Набоковская деталь стоит на страже двусоставной пространственно-временной структуры произведения, обеспечивает взаимопроницаемость миров и временных пластов. Героям Набокова очень важно иметь доступ к альтернативному восприятию, ведь это выход за пределы трагического и непреодолимого. – Так можно спрятаться от пережитого в реальности потрясения, переосмыслить его и открыться миру. Финальная точка страдания (и его устранения) – истинная вовлечённость героев в глобальное жизненное целое, достижение гармонии с миром. Вот преодолевший свою ограниченность герой едет в трамвае в рассказе «Благость»:

«Когда трамвай останавливался, то слышно было, как стукались <…> об крышу <…> каштаны: ток – и опять, упруго и нежно: ток... ток... Трамвай трезвонил и трогался, и в мокрых стёклах дробился блеск фонарей, и я ждал с чувством пронзительного счастия повторения тех высоких и кротких звуков. Удар тормоза, остановка, – и снова одиноко падал круглый каштан, – погодя падал и второй, стукаясь и катясь по крыше: ток... ток...».

Это мир стучится в человеческое обиталище, рвётся герою навстречу, ищет взаимности. Суть «благости» — любовь к жизни и ощущение взаимности, тёплого отклика от мироздания.
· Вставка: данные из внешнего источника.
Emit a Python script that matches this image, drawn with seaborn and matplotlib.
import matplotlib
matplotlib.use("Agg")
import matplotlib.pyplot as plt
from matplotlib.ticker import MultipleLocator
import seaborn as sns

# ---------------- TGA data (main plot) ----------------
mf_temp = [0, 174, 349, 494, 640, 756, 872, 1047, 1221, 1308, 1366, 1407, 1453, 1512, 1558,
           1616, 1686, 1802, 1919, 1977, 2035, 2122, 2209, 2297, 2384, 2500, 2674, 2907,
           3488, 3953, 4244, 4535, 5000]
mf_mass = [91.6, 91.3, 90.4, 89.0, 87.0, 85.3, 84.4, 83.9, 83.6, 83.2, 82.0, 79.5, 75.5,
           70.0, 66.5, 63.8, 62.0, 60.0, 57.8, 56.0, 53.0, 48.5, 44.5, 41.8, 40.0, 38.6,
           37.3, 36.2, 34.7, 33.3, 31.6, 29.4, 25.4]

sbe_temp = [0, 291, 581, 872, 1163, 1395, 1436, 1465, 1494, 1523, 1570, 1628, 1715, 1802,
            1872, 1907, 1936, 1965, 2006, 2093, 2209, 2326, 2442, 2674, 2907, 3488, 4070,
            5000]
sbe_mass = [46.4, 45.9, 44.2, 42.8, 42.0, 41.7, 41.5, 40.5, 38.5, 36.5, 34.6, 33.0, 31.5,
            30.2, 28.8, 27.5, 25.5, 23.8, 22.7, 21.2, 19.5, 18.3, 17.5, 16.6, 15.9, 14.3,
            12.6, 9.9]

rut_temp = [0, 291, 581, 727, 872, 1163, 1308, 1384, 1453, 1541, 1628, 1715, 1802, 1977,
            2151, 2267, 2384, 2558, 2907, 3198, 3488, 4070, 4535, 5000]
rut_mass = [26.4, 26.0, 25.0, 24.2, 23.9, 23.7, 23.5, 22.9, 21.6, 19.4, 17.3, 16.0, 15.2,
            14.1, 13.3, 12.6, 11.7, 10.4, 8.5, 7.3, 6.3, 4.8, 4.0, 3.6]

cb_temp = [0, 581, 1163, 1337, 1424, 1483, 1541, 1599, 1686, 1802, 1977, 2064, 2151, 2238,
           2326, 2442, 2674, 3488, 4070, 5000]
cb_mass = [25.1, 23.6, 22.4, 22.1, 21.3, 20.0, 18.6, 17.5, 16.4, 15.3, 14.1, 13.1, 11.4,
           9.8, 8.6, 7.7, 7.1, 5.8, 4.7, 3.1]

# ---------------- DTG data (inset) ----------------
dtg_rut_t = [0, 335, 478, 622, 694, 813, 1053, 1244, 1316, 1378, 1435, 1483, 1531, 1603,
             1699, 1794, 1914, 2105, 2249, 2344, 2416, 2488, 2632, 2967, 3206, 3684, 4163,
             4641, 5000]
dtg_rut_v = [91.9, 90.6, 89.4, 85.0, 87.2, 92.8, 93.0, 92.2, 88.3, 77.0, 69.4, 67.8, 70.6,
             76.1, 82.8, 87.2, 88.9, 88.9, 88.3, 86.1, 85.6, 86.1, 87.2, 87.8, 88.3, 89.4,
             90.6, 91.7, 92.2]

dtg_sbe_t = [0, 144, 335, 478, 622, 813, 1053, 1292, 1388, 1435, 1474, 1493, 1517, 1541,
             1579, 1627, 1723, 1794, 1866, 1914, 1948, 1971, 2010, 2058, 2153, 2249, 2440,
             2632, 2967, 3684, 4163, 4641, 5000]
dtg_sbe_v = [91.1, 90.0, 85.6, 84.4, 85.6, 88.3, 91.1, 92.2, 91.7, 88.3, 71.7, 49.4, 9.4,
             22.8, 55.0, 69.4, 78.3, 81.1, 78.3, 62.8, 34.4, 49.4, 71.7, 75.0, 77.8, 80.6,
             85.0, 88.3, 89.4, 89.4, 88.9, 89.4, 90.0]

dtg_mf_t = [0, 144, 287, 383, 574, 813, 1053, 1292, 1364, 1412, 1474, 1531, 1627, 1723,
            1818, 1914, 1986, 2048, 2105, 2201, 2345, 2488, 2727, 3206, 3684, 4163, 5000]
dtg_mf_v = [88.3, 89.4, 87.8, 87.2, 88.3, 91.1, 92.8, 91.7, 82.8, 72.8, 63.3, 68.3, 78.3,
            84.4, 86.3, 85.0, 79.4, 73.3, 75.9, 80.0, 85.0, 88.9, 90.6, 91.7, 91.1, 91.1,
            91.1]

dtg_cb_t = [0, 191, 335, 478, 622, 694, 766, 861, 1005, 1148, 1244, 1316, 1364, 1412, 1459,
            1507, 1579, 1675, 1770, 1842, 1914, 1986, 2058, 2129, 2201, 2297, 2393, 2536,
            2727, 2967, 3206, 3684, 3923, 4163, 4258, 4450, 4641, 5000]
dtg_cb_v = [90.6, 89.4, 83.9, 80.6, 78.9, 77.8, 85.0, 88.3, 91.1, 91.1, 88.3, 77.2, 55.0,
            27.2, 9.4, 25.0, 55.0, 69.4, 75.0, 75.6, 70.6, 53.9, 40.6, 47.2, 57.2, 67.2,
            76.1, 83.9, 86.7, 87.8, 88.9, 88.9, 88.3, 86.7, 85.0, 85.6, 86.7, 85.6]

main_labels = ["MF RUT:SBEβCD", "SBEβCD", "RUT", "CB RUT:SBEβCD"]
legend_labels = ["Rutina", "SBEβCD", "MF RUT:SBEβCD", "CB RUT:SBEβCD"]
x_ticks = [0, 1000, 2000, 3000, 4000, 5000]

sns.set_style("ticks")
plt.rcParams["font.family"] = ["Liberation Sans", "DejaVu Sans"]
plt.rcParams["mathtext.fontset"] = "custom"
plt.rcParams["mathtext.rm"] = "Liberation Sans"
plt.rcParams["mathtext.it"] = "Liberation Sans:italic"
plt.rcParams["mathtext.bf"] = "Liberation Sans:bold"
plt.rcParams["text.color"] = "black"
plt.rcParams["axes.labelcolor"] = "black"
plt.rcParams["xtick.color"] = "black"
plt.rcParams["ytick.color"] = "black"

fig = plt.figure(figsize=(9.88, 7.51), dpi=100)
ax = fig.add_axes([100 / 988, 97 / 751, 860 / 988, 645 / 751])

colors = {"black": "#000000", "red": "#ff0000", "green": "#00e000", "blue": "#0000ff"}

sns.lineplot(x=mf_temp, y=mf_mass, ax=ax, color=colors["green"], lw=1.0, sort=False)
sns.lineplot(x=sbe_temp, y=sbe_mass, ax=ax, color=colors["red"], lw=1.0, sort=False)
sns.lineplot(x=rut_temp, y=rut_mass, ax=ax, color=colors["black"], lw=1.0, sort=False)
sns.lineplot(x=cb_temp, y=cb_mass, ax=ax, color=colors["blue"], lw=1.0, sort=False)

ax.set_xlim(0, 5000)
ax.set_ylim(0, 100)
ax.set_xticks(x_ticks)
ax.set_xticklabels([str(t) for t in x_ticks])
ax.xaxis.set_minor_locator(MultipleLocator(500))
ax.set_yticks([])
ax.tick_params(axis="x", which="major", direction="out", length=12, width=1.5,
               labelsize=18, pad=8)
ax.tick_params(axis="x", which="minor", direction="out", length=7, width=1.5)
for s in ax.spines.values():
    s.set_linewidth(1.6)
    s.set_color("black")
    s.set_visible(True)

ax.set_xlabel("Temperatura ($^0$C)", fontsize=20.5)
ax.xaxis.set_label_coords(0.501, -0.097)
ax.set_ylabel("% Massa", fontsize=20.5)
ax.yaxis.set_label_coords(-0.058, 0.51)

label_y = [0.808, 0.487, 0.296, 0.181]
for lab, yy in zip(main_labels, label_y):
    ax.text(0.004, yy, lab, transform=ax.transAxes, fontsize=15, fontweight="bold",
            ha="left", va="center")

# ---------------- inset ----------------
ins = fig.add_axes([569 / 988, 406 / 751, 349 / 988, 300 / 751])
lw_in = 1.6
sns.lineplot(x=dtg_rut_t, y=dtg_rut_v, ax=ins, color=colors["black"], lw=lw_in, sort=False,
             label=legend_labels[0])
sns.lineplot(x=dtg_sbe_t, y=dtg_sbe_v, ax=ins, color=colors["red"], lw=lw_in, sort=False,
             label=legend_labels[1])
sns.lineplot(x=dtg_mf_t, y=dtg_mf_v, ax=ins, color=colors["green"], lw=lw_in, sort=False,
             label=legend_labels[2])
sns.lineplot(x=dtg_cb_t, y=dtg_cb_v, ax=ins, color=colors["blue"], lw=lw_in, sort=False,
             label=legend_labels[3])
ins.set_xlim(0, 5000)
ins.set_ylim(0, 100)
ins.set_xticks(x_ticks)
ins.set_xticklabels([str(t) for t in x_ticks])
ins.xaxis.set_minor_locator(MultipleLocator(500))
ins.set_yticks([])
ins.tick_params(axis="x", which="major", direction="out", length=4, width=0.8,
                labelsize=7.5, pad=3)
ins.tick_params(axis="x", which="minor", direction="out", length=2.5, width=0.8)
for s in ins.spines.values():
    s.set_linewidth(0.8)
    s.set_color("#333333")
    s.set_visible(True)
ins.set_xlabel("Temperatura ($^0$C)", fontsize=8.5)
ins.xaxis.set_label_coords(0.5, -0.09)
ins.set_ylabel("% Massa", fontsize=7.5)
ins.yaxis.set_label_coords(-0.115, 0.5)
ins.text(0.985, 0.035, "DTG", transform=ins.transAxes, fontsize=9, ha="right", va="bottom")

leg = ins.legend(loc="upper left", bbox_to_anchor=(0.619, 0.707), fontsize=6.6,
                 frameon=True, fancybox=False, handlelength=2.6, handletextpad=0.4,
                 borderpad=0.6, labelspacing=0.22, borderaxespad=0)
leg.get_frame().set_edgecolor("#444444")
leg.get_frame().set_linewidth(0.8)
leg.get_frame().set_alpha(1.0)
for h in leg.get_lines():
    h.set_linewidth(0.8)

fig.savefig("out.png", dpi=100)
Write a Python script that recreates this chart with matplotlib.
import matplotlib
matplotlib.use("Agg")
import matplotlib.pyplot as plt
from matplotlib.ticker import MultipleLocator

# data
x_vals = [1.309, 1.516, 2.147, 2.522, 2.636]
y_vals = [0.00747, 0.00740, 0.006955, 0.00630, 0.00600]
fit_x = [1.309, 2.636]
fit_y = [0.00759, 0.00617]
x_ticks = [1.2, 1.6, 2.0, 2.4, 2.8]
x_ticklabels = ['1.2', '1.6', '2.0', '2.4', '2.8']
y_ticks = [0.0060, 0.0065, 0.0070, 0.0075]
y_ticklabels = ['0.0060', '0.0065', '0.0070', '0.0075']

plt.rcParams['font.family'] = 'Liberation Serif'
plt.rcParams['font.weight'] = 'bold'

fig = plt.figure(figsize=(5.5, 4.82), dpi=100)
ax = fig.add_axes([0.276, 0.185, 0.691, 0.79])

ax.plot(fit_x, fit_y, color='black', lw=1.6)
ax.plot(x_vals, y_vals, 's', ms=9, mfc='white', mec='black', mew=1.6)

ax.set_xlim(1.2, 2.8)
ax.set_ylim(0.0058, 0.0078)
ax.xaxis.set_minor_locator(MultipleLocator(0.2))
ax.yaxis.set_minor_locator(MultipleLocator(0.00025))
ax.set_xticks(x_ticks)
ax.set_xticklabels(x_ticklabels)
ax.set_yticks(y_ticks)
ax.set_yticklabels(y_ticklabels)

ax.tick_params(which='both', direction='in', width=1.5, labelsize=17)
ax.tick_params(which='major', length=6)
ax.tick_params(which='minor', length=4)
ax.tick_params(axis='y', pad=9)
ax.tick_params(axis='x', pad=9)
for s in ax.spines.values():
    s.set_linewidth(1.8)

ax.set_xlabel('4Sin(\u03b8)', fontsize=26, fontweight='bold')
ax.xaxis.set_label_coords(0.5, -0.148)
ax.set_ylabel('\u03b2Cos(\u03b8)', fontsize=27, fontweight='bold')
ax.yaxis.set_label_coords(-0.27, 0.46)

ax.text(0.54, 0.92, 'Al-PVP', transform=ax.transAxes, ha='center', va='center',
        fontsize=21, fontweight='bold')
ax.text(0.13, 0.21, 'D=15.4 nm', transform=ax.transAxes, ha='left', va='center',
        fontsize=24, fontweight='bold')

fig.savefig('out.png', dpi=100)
Неодномерность пространства и его путеводные детали в сборнике содержат гуманистический смысл: хоть Набоков и не сочувствует своим героям открыто, он всегда указывает им выход, иную перспективу, другой ход мысли, новое отношение к действительности. Это происходит без навязывания точки зрения, для прозы Набокова не свойственны прямые авторские оценки, – вместо автора в сборнике «говорят» вещи, которые живое воображение персонажей «выхватывает» из привычных контекстов. Всё это делает Набокова тёплым, человечным писателем, не обнажающим, однако, чувств, а растворяющим их в художественном целом.